--- START INFORMATION SHOWN ---
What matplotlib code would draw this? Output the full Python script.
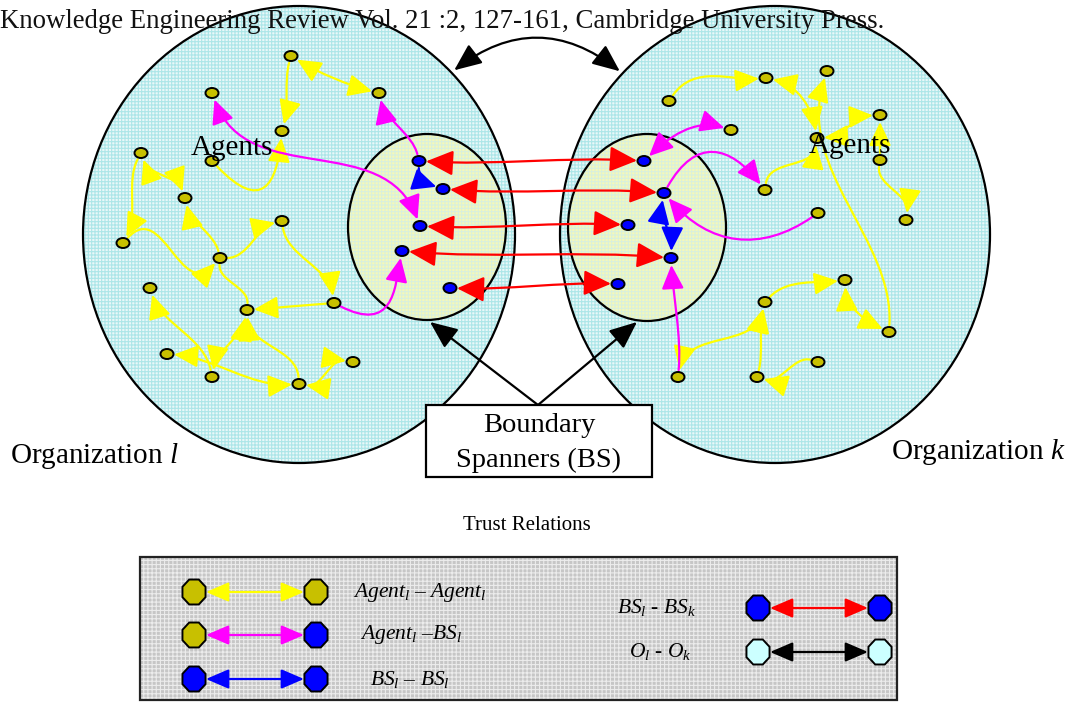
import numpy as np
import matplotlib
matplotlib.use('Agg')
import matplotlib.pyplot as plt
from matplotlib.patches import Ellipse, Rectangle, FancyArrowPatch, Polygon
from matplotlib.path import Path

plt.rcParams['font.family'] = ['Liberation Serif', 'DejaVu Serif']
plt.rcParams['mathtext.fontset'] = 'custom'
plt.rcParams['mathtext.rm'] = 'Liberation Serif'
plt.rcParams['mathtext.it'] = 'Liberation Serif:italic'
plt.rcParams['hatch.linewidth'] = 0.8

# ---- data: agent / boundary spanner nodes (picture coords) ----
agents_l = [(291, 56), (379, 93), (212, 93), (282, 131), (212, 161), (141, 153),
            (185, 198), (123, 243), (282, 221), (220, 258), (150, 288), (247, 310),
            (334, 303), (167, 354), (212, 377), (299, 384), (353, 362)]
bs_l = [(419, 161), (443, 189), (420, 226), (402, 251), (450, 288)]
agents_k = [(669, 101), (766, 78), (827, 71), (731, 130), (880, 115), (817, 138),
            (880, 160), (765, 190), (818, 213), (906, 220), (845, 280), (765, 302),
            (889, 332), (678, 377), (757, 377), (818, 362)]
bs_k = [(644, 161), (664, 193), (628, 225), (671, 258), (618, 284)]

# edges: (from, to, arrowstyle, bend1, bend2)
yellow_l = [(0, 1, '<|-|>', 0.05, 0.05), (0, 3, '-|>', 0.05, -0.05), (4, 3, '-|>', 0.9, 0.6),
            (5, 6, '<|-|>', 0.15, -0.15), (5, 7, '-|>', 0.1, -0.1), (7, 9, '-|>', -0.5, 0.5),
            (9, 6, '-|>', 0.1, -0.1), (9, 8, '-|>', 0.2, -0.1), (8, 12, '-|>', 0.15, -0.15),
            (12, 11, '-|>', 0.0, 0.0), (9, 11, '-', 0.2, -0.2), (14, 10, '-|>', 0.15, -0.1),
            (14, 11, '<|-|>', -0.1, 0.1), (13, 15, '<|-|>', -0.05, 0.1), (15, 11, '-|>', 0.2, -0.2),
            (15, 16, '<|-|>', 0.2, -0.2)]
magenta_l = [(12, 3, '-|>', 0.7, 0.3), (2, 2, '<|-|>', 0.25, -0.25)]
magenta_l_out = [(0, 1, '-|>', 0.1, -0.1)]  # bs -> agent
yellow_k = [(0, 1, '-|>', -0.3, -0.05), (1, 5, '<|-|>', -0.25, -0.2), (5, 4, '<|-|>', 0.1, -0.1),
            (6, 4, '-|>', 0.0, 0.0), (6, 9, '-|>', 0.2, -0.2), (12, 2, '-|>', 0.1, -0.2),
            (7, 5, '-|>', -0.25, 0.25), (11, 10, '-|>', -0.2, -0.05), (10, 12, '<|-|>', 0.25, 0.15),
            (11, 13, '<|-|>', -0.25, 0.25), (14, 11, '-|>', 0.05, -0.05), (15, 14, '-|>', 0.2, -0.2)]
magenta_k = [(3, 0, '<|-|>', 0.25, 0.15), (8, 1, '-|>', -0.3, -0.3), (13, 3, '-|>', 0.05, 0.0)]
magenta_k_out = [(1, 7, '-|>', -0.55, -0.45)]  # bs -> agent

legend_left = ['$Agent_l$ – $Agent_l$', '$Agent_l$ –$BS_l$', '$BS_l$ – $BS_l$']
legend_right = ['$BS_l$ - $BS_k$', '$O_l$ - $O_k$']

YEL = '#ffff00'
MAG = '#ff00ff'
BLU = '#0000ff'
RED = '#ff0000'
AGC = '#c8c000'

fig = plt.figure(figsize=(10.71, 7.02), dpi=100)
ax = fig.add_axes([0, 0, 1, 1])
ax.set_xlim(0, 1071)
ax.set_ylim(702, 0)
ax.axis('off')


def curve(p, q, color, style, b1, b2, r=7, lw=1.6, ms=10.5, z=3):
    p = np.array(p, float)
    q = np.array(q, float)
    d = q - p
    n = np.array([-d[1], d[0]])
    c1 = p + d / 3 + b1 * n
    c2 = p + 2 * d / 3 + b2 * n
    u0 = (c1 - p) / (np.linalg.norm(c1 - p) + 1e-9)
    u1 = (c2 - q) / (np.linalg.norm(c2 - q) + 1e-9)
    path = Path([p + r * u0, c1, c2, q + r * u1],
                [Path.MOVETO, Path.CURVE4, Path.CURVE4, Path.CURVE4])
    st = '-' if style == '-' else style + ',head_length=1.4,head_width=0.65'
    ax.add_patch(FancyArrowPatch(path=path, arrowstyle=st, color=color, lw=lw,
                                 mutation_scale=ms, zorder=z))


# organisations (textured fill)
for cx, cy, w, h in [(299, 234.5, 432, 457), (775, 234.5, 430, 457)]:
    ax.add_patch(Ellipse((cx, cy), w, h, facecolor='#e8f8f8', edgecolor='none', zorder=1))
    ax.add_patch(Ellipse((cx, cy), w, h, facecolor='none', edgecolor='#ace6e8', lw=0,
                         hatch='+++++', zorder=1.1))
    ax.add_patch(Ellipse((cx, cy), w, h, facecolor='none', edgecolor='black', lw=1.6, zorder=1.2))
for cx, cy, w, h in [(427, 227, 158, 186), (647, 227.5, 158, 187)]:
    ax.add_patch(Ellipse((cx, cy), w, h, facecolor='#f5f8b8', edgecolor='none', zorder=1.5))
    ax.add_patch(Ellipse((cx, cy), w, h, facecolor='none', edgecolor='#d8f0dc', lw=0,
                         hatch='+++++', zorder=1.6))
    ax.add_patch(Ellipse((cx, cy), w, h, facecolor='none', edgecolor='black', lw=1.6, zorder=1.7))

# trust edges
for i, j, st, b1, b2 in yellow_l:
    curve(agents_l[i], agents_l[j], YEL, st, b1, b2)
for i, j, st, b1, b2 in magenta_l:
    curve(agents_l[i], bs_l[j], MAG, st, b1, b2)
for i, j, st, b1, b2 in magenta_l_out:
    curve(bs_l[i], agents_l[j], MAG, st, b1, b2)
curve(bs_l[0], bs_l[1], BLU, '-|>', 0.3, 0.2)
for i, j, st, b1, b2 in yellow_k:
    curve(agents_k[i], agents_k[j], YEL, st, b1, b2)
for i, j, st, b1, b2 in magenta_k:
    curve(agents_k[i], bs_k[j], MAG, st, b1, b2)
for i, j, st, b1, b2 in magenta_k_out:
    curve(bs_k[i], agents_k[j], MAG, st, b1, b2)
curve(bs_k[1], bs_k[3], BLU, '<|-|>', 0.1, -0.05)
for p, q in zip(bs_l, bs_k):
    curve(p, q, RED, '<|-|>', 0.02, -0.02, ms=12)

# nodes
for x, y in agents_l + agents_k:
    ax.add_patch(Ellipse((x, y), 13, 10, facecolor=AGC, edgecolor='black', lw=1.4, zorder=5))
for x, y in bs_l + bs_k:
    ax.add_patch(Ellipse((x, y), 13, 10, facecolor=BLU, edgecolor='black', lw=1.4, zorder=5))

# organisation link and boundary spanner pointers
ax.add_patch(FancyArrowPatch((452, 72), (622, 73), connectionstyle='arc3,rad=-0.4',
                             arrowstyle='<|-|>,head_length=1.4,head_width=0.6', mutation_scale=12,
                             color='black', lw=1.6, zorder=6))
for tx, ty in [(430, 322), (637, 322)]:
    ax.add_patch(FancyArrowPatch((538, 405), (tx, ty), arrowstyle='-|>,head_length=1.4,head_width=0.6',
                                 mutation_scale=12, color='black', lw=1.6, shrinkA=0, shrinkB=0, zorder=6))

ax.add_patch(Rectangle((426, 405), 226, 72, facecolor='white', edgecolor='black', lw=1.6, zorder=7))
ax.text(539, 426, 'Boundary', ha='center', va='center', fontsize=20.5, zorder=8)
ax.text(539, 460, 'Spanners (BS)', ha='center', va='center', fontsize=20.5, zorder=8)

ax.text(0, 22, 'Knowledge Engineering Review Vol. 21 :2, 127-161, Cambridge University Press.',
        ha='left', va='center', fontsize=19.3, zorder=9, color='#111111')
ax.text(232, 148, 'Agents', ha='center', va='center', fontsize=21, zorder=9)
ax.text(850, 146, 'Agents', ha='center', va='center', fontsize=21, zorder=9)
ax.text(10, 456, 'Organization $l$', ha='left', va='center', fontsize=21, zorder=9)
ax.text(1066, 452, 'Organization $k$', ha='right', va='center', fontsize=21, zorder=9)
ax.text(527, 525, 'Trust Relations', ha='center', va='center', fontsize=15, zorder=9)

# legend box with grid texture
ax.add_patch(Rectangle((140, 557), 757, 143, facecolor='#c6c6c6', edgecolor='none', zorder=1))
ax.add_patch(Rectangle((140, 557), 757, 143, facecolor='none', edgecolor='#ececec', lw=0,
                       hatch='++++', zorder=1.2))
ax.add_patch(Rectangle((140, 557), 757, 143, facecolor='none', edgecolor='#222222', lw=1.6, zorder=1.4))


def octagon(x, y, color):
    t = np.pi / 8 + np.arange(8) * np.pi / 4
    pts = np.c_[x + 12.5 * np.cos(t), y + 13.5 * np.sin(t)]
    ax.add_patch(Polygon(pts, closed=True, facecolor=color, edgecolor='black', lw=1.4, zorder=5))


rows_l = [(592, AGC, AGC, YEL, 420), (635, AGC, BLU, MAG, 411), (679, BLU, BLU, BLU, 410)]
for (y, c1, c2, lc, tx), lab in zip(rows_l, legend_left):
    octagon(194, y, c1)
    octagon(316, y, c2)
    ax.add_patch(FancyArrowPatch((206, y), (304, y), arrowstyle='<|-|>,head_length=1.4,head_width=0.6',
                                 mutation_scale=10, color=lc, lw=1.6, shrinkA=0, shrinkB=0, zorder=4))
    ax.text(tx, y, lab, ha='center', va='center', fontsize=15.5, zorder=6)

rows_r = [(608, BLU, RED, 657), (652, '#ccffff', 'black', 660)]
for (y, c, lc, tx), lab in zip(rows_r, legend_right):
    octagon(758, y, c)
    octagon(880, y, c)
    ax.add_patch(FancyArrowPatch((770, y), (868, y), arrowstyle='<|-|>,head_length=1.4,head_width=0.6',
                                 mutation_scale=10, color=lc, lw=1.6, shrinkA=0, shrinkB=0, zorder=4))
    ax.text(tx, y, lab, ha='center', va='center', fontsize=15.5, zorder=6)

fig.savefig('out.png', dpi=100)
--- END INFORMATION SHOWN ---
--- START INFORMATION SHOWN ---
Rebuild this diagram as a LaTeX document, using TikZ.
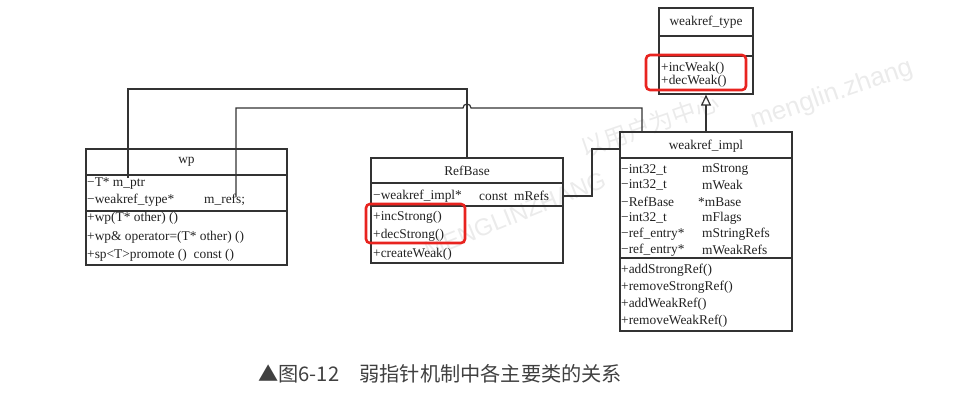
--- END INFORMATION SHOWN ---
--- START INFORMATION SHOWN ---
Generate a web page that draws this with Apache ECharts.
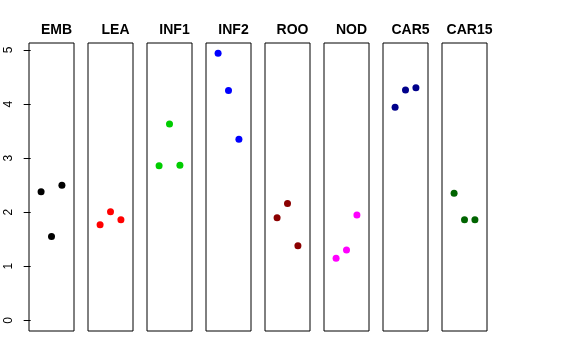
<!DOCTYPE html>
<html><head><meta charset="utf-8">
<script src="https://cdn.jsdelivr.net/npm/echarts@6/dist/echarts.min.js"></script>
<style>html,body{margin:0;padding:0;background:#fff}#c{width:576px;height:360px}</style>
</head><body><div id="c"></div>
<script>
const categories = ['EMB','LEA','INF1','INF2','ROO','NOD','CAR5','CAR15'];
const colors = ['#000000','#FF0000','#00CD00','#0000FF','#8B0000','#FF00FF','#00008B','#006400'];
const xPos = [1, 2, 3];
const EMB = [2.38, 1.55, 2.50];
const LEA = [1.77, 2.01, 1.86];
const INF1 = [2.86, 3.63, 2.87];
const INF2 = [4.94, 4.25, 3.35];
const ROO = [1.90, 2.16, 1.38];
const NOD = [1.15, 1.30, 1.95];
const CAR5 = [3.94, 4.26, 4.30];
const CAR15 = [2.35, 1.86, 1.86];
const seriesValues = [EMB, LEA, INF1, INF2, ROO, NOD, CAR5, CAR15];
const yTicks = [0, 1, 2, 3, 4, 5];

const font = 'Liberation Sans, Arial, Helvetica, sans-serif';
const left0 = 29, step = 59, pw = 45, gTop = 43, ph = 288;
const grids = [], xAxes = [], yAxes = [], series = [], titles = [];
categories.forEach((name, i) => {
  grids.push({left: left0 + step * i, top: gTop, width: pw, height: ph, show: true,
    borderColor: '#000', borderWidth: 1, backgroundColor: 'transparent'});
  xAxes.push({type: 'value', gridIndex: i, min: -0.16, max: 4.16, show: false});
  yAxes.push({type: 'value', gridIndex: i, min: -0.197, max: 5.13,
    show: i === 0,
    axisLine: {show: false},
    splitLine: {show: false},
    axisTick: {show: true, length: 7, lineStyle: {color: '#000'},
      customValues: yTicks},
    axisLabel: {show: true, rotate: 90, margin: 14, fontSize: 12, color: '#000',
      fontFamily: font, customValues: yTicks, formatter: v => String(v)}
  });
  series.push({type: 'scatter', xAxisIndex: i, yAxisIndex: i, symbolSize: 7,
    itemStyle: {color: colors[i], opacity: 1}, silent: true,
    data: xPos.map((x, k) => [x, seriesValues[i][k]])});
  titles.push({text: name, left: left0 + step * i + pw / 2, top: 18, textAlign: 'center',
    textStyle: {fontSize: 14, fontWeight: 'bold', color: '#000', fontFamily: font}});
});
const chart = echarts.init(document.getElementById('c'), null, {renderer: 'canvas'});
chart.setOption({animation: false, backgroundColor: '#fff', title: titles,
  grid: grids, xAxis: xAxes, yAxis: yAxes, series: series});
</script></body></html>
--- END INFORMATION SHOWN ---
**EXERCISE REQUIREMENTS**
Everything from the line with "What matplotlib code" down to the line with "from matplotlib.path import Path" in the data above should be copied exactly, with both end lines kept and the pictures left out.

**COMPLETE OUTPUT**
What matplotlib code would draw this? Output the full Python script.
import numpy as np
import matplotlib
matplotlib.use('Agg')
import matplotlib.pyplot as plt
from matplotlib.patches import Ellipse, Rectangle, FancyArrowPatch, Polygon
from matplotlib.path import Path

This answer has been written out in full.